▶ [THE PROBLEM] Extract the lines from the start through the line that holds "ColumnDataSource(dict(x=xs, top=values, label=value_labels))", both included, omitting all images.

▶ [DATASET EXTRACT]
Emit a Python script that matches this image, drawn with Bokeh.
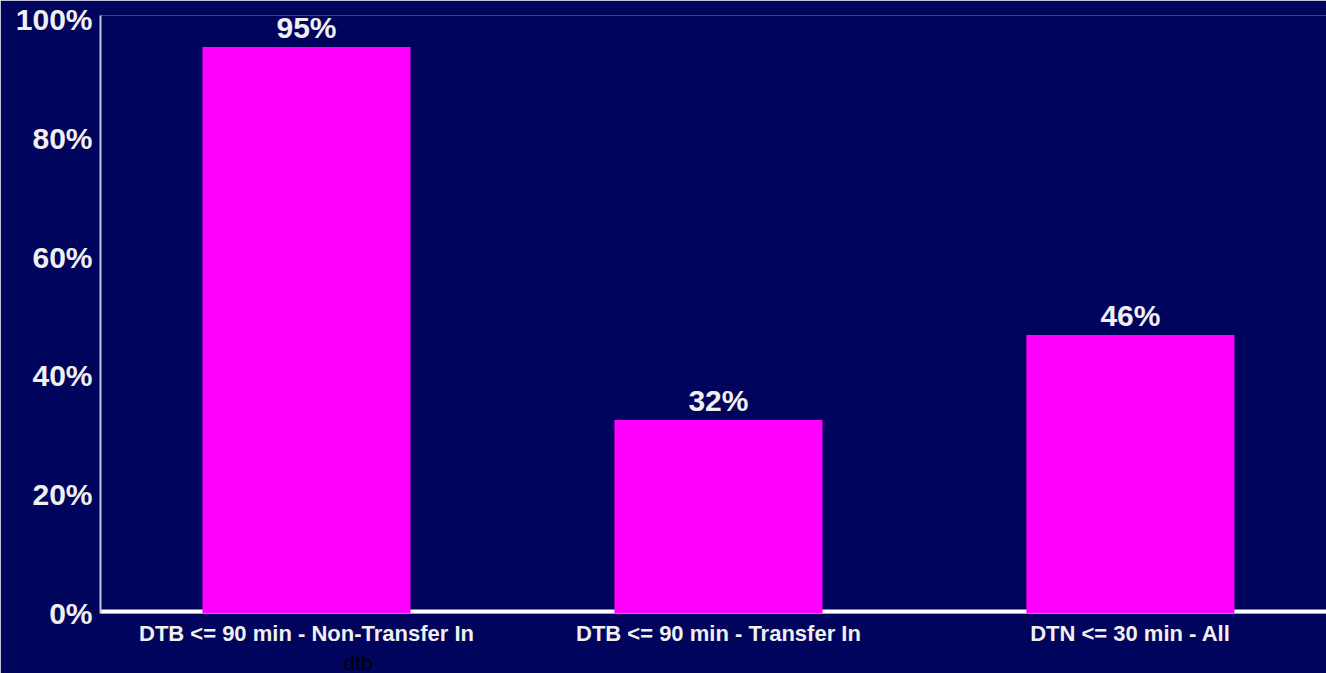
from bokeh.plotting import figure
from bokeh.models import ColumnDataSource, Range1d, FixedTicker, Title, Span
from bokeh.embed import file_html
from bokeh.resources import INLINE

categories = ["DTB <= 90 min - Non-Transfer In", "DTB <= 90 min - Transfer In", "DTN <= 30 min - All"]
values = [95.4, 32.6, 46.9]
value_labels = ["95%", "32%", "46%"]
y_ticks = [0, 20, 40, 60, 80, 100]
y_tick_labels = ["0%", "20%", "40%", "60%", "80%", "100%"]

BG = "#01045c"
FONT = "Liberation Sans"

xs = list(range(len(categories)))
src = ColumnDataSource(dict(x=xs, top=values, label=value_labels))

p = figure(width=1326, height=673, output_backend="svg", toolbar_location=None,
           x_range=Range1d(-0.5, 2.476), y_range=Range1d(0, 100.7),
           min_border_left=100, min_border_right=0, min_border_top=15, min_border_bottom=58)
p.background_fill_color = BG
p.border_fill_color = BG
p.outline_line_color = None
p.grid.visible = False

# white baseline band under the bars
p.add_layout(Span(location=0, dimension="width", line_color="white",
                  line_width=8, level="underlay"))

p.vbar(x="x", top="top", width=0.505, bottom=0, source=src,
       fill_color="#ff00ff", line_color=None)
p.text(x="x", y="top", text="label", source=src, text_align="center",
       text_baseline="bottom", y_offset=-3, text_color="#f0f0f0",
       text_font_size="30px", text_font_style="bold", text_font={"value": FONT})

# y axis
ya = p.yaxis[0]
ya.ticker = FixedTicker(ticks=y_ticks)
ya.major_label_overrides = {t: l for t, l in zip(y_ticks, y_tick_labels)}
ya.major_label_text_color = "#f0f0f0"
ya.major_label_text_font = FONT
ya.major_label_text_font_style = "bold"
ya.major_label_text_font_size = "30px"
ya.major_label_standoff = 2
ya.major_tick_line_color = None
ya.minor_tick_line_color = None
ya.axis_line_color = "#c8c8dc"
ya.axis_line_width = 2

# x axis
xa = p.xaxis[0]
xa.ticker = FixedTicker(ticks=xs)
xa.major_label_overrides = {i: c for i, c in zip(xs, categories)}
xa.major_label_text_color = "#f0f0f0"
xa.major_label_text_font = FONT
xa.major_label_text_font_style = "bold"
xa.major_label_text_font_size = "22px"
xa.major_label_standoff = 1
xa.major_tick_line_color = None
xa.minor_tick_line_color = None
xa.axis_line_color = None

t = Title(text="dtb", align="left", offset=243, text_color="black",
          text_font=FONT, text_font_style="normal", text_font_size="21px", standoff=0)
p.add_layout(t, "below")

open("out.html", "w").write(file_html(p, INLINE))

▶ [WORKED SOLUTION]
Emit a Python script that matches this image, drawn with Bokeh.
from bokeh.plotting import figure
from bokeh.models import ColumnDataSource, Range1d, FixedTicker, Title, Span
from bokeh.embed import file_html
from bokeh.resources import INLINE

categories = ["DTB <= 90 min - Non-Transfer In", "DTB <= 90 min - Transfer In", "DTN <= 30 min - All"]
values = [95.4, 32.6, 46.9]
value_labels = ["95%", "32%", "46%"]
y_ticks = [0, 20, 40, 60, 80, 100]
y_tick_labels = ["0%", "20%", "40%", "60%", "80%", "100%"]

BG = "#01045c"
FONT = "Liberation Sans"

xs = list(range(len(categories)))
src = ColumnDataSource(dict(x=xs, top=values, label=value_labels))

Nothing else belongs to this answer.